The message type jeroenhd mentioned is useful here, as it generates a predictable response from the server, without having to sent actual email over it or authenticate against it. (so an external attacker can generate the needed encrypted traffic, with predictable / known plaintext). They dont know emails being sent, but they do know the response to EHLO. once the attack is acheived, they have a key, and can decrypt also other traffic sent by the service if you manage to capture it.
I'd say the thread-model or whatever is thus, someone who can sniff your email traffic and can speak to your smtp server. (if they can do the first, certainly they can do the second.)
its much harder to get to the email traffic outside of your network, but not impossible. (ISP for example can grab it easily.... - so in certain regions this might be a big risk - nasty governemnts etc..)
In your example, the attacker already has the session key for the TLS connection, so they don't need to run this attack to decrypt the traffic on that connection. And running the attack does not help them decrypt any other connections.

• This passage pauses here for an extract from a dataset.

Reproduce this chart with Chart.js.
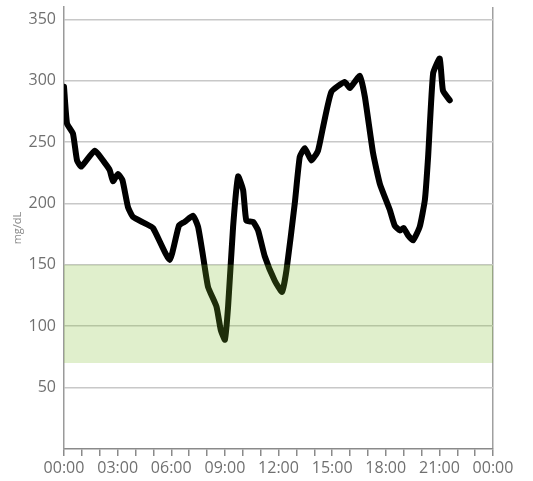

Sweet32 depended on the attacker being able to send an arbitrary amount of traffic over a connection where they did not control either of the endpoints, and with that connection also carrying the data they wanted to steal. That doesn't map at all to the proposed "infinite stream of EHLOs" attack.
The suggested attack was the attacker writing an infinite stream of EHLOs on a connection. What's the scenario where an attacker has full control of the SMTP control framing, but doesn't have attack to the payloads?